Friday, January 30, 2009

VC Taskforce: Next Generation Biofuels

This past Wednesday, the VC Taskforce held a panel discussion: "Next Generation Biofuels: The Prospects and the Challenges of Non Food Crop Energy". This link may work for the summary.

Moderator: Michael Ward, Partner, Morrison & Foerster
Panelists:
Jim Mullen, Partner, Morrison & Foerster
Michael Burnside, President & CEO, Catchlight Energy
Jim Imbler, President & CEO, Zeachem Inc
Neal Gutterson, President & CEO, Mendel Biotechnology

Without much editorializing, here are the highlights of the panel discussion.

First generation fuels were "small kernel" (corn, soy) -- contrast this with using the entire plant's biomass. In addition, this first gen fuels created tension between crops as food and crops as fuel. The positives for these first generation fuels is that humanity knows how to create ethanol from them, we've been doing it for a long time. Second generation biofuels require more science, but are better long term. On an interesting historical note, Diesel (inventor of the eponymous engine) powered his original engine using peanut oil.

A key component of biofuel production must be sustainability: minimize food conflict, minimize biodiversity issues (no monoculture crops), minimize acreage used (especially, land for food production).

Another consideration is feedstocks: engineered vs. existing. Engineering creates concerns over GMOs (Genetically Modified Organizisms), whereas existing plant material may be less efficient during conversion process.

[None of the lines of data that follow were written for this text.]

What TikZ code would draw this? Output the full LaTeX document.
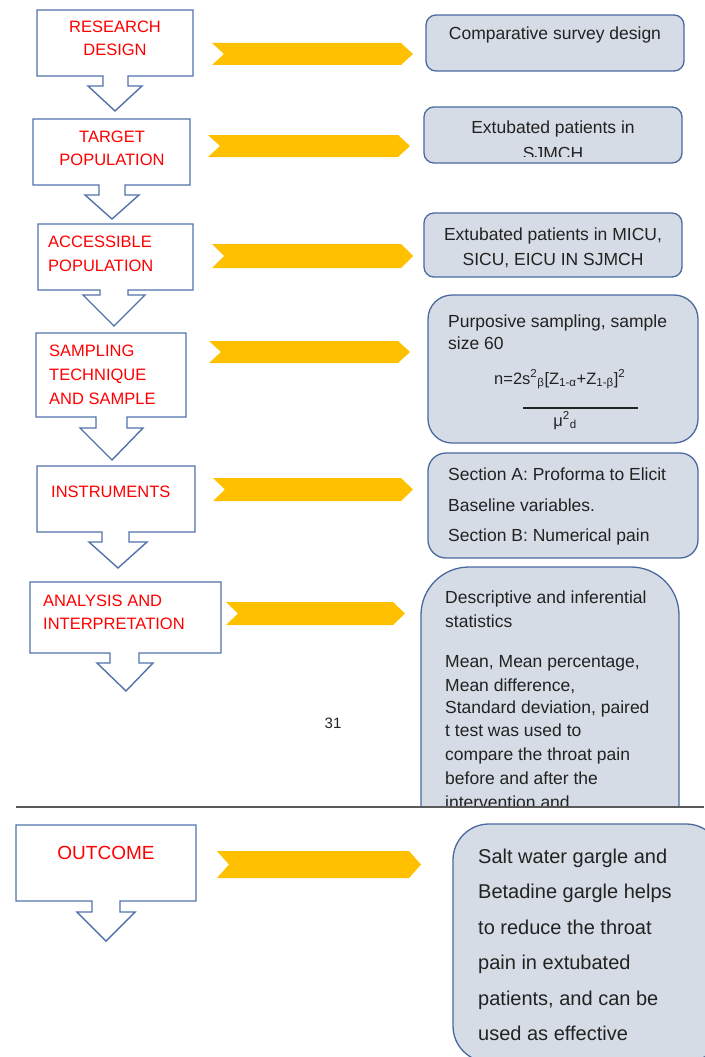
\documentclass[tikz,border=0pt]{standalone}
\usepackage{fontspec}
\setmainfont{Liberation Sans}
\definecolor{flowblue}{HTML}{5172AA}
\definecolor{boxblue}{HTML}{4A699F}
\definecolor{boxfill}{HTML}{D6DCE5}
\definecolor{chevyellow}{HTML}{FFC000}
\definecolor{txtgray}{HTML}{222222}
\definecolor{rulegray}{HTML}{5A5A5A}
\tikzset{
  flow/.style={draw=flowblue, line width=1.4pt, fill=white, line join=miter},
  infobox/.style={draw=boxblue, line width=1.3pt, fill=boxfill},
  chev/.style={fill=chevyellow, draw=none},
  lbl/.style={text=red, font=\fontsize{16.5}{20}\selectfont, inner sep=0pt},
  txt/.style={text=txtgray, font=\fontsize{17.5}{21}\selectfont, inner sep=0pt},
  bigtxt/.style={text=txtgray, font=\fontsize{20}{24}\selectfont, inner sep=0pt},
  formula/.style={text=txtgray, font=\fontsize{16.5}{19}\selectfont, inner sep=0pt},
}
\newcommand{\chevron}[4]{% x0, x1, ytop, ybottom
  \fill[chev] (#1,#3) -- ({#2-12},#3) -- (#2,{(#3+#4)/2}) -- ({#2-12},#4) -- (#1,#4) -- ({#1+12},{(#3+#4)/2}) -- cycle;}
\begin{document}
\begin{tikzpicture}[x=1pt,y=-1pt]
\useasboundingbox (0,0) rectangle (704,1057);

% ---------- left flow callouts ----------
\draw[flow] (37,10) -- (193,10) -- (193,76) -- (128,76) -- (128,86) -- (142,86) -- (115,111) -- (88,86) -- (103,86) -- (103,76) -- (37,76) -- cycle;
\draw[flow] (33,119) -- (190,119) -- (190,185) -- (125,185) -- (125,195) -- (139,195) -- (112,219) -- (85,195) -- (99,195) -- (99,185) -- (33,185) -- cycle;
\draw[flow] (38,224) -- (193,224) -- (193,290) -- (128,290) -- (128,295) -- (145,295) -- (114,326) -- (83,295) -- (100,295) -- (100,290) -- (38,290) -- cycle;
\draw[flow] (36,333) -- (186,333) -- (186,417) -- (127,417) -- (127,428) -- (143,428) -- (112,460) -- (80,428) -- (96,428) -- (96,417) -- (36,417) -- cycle;
\draw[flow] (37,466) -- (195,466) -- (195,532) -- (129,532) -- (129,542) -- (147,542) -- (118,568) -- (89,542) -- (102,542) -- (102,532) -- (37,532) -- cycle;
\draw[flow] (30,582) -- (221,582) -- (221,653) -- (139,653) -- (139,663) -- (153,663) -- (126,691) -- (97,663) -- (110,663) -- (110,653) -- (30,653) -- cycle;
\draw[flow] (16,825) -- (196,825) -- (196,901) -- (120,901) -- (120,912) -- (135,912) -- (106,941) -- (77,912) -- (92,912) -- (92,901) -- (16,901) -- cycle;

\node[lbl, anchor=base] (r1a) at (115,33) {RESEARCH};
\node[lbl, anchor=base] (r1b) at (115,56) {DESIGN};
\node[lbl, anchor=base] (r2a) at (112,142) {TARGET};
\node[lbl, anchor=base] (r2b) at (112,165) {POPULATION};
\node[lbl, anchor=base west] (r3a) at (48,247) {ACCESSIBLE};
\node[lbl, anchor=base west] (r3b) at (48,271) {POPULATION};
\node[lbl, anchor=base west] (r4a) at (49,356) {SAMPLING};
\node[lbl, anchor=base west] (r4b) at (49,380) {TECHNIQUE};
\node[lbl, anchor=base west] (r4c) at (49,404) {AND SAMPLE};
\node[lbl, anchor=base west] (r5a) at (51,497) {INSTRUMENTS};
\node[lbl, anchor=base west] (r6a) at (43,606) {ANALYSIS AND};
\node[lbl, anchor=base west] (r6b) at (43,629) {INTERPRETATION};
\node[lbl, anchor=base, font=\fontsize{19}{22}\selectfont] (r7a) at (106,859) {OUTCOME};

% ---------- yellow chevrons ----------
\chevron{212}{413}{43}{65}
\chevron{208}{410}{135}{157}
\chevron{212}{413}{244}{268}
\chevron{209}{410}{341}{363}
\chevron{213}{413}{478}{501}
\chevron{226}{405}{602}{625}
\chevron{217}{421}{851}{878}

% ---------- right info boxes ----------
\draw[infobox, rounded corners=10pt] (426,15) rectangle (684,71);
\node[txt, anchor=base] (b1) at (555,40) {Comparative survey design};

\draw[infobox, rounded corners=10pt] (424,107) rectangle (682,163);
\node[txt, anchor=base] (b2a) at (553,133) {Extubated patients in};
\begin{scope}
  \clip (424,107) rectangle (682,156);
  \node[txt, anchor=base] (b2b) at (553,159) {SJMCH};
\end{scope}

\draw[infobox, rounded corners=10pt] (424,213) rectangle (682,277);
\node[txt, anchor=base] (b3a) at (553,240) {Extubated patients in MICU,};
\node[txt, anchor=base] (b3b) at (553,265) {SICU, EICU IN SJMCH};

\draw[infobox, rounded corners=24pt] (428,295) rectangle (698,443);
\node[txt, anchor=base west] (b4a) at (448,327) {Purposive sampling, sample};
\node[txt, anchor=base west] (b4b) at (448,349) {size 60};
\node[formula, anchor=base west] (f1) at (494,384) {n=2s\textsuperscript{2}\textsubscript{β}[Z\textsubscript{1-α}+Z\textsubscript{1-β}]\textsuperscript{2}};
\draw[txtgray, line width=1.2pt] (523,408) -- (638,408);
\node[formula, anchor=base] (f2) at (565,426) {μ\textsuperscript{2}\textsubscript{d}};

\draw[infobox, rounded corners=18pt] (428,453) rectangle (698,558);
\node[txt, anchor=base west] (b5a) at (448,480) {Section A: Proforma to Elicit};
\node[txt, anchor=base west] (b5b) at (448,511) {Baseline variables.};
\node[txt, anchor=base west] (b5c) at (448,541) {Section B: Numerical pain};

\begin{scope}
  \clip (0,0) rectangle (704,806);
  \draw[infobox, rounded corners=48pt] (421,567) rectangle (679,900);
  \node[txt, anchor=base west] (b6a) at (445,603) {Descriptive and inferential};
  \node[txt, anchor=base west] (b6b) at (445,627) {statistics};
  \node[txt, anchor=base west] (b6c) at (445,667) {Mean, Mean percentage,};
  \node[txt, anchor=base west] (b6d) at (445,691) {Mean difference,};
  \node[txt, anchor=base west] (b6e) at (445,713) {Standard deviation, paired};
  \node[txt, anchor=base west] (b6f) at (445,736) {t test was used to};
  \node[txt, anchor=base west] (b6g) at (445,760) {compare the throat pain};
  \node[txt, anchor=base west] (b6h) at (445,784) {before and after the};
  \node[txt, anchor=base west] (b6i) at (445,808) {intervention and};
\end{scope}

\node[text=txtgray, font=\fontsize{15}{18}\selectfont, inner sep=0pt, anchor=base] (pg) at (333,728) {31};
\draw[rulegray, line width=1.3pt] (16,807) -- (704,807);

\draw[infobox, rounded corners=36pt] (453,824) rectangle (722,1062);
\node[bigtxt, anchor=base west] (b7a) at (478,863) {Salt water gargle and};
\node[bigtxt, anchor=base west] (b7b) at (478,898) {Betadine gargle helps};
\node[bigtxt, anchor=base west] (b7c) at (478,934) {to reduce the throat};
\node[bigtxt, anchor=base west] (b7d) at (478,969) {pain in extubated};
\node[bigtxt, anchor=base west] (b7e) at (478,1005) {patients, and can be};
\node[bigtxt, anchor=base west] (b7f) at (478,1040) {used as effective};
\end{tikzpicture}
\end{document}
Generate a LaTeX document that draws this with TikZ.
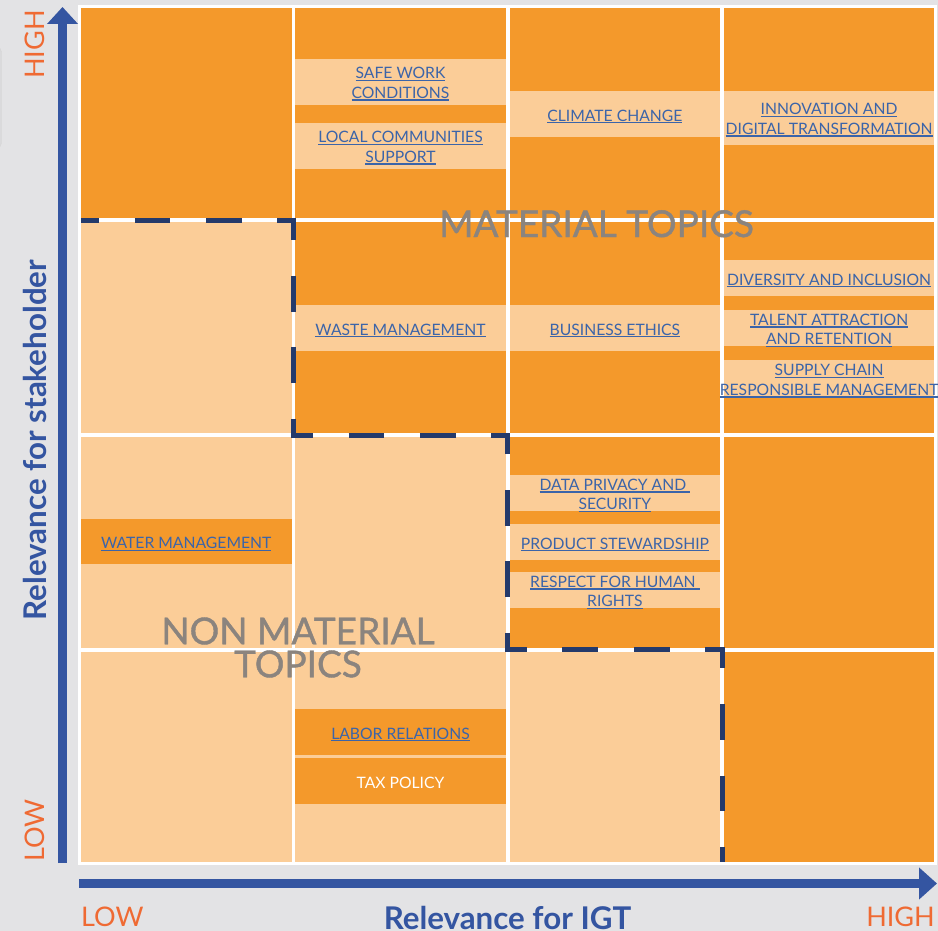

There was some discussion regarding residuals (e.g. McDonald's fryer oil). The fryer oil is considered a hazardous pollutant and restaurants used to pay to have it removed and processed. At first, they were giving it away to anyone who wanted it. After a while, they began to sell it. Finally, organized crime has gotten involved and steals it. However, the ultimate challenge for residuals is one of distribution and scale. If fryer oil is to be used as a fuel in vehicles, can it really be an infrastructure play?

For the biofuel industry, it's important to take into account public reaction to the entire process. The facts/myths behind the food reducing first generation products should be a warning to those wading in, now. Fuel generation facilities should be built with aesthetic qualities and low/no emissions to reduce NIMBY reactions. Crop diversity (mosaic of feedstocks) is vital, both from a sustainability and economic perspective.

Switchgrass and miscanthus are excellent, fast-growing, non-food plants. The estimate is that 200-400 million acres could produce enough biomass to meet the world's needs. However, the dangers of monoculture must be avoided. Pestiticide use must be low/no. Plants should grow on their own with minimal water, minimal chemicals and minimal work. Another important point was that perenials (vs. annuals) must be used. Generally, we don't eat perenials and they are better for the soil. They renew it, retain water, fix nitrogen, add to the top-soil and grow well on lands that currently make poor food production lands and are not used for grazing. 40-50 Million acres of unused annual production land could well serve the US biofuel needs.

That brings us to the key to making biofuels profitable: efficiency. The beautiful thing about efficiency is that when achieved it is both environmentally sound and makes money. The objective is to plant as little as possible while reaping the rewards.

Three elements of efficiency are: biomass (great CO2 footprint, no chem/H2O), conversion (high biomass to fuel conversion ratio), mileage (fuel allows higher mileage, transportation is more efficient).

Another critical part of making biofuels work is energy density. I didn't quite follow the numbers, but the comparison was made between petroleum and biofuel production (150-200K barrels/day petro vs. 7.5K barrels/day biofuel). There's a 20x difference between the two, right now. In addition, petro refineries are very efficient at extracting, while bio refineries are around 5-10x for their production costs.

Investment opportunities are in the movement of feedstocks from farm to production plant as well as various fuel conversion pathways (biochemical, thermochemical, biological).

However, the key for the big dogs to jump in the game is in the Execution phase kicks in. During R&D phase, most energy companies just cannot think in high risk terms, and R&D looks like high-risk. Once R&D is completed and execution phase starts, then the large energy conglomerates would be willing to venture.

Some economic figures were tossed around. $50/ton of biomass is roughly equivalent to $0.50/gallon. That becomes a baseline, on top of which everything else must be added, profit margin is slim. The figure of $70/barrel for petro was felt to be the critical point where biofuel begins to make sense. This is quite similar to the coal liquidation number (unfortunately).

Sometime in the next few posts, I'll write an analysis of all of this.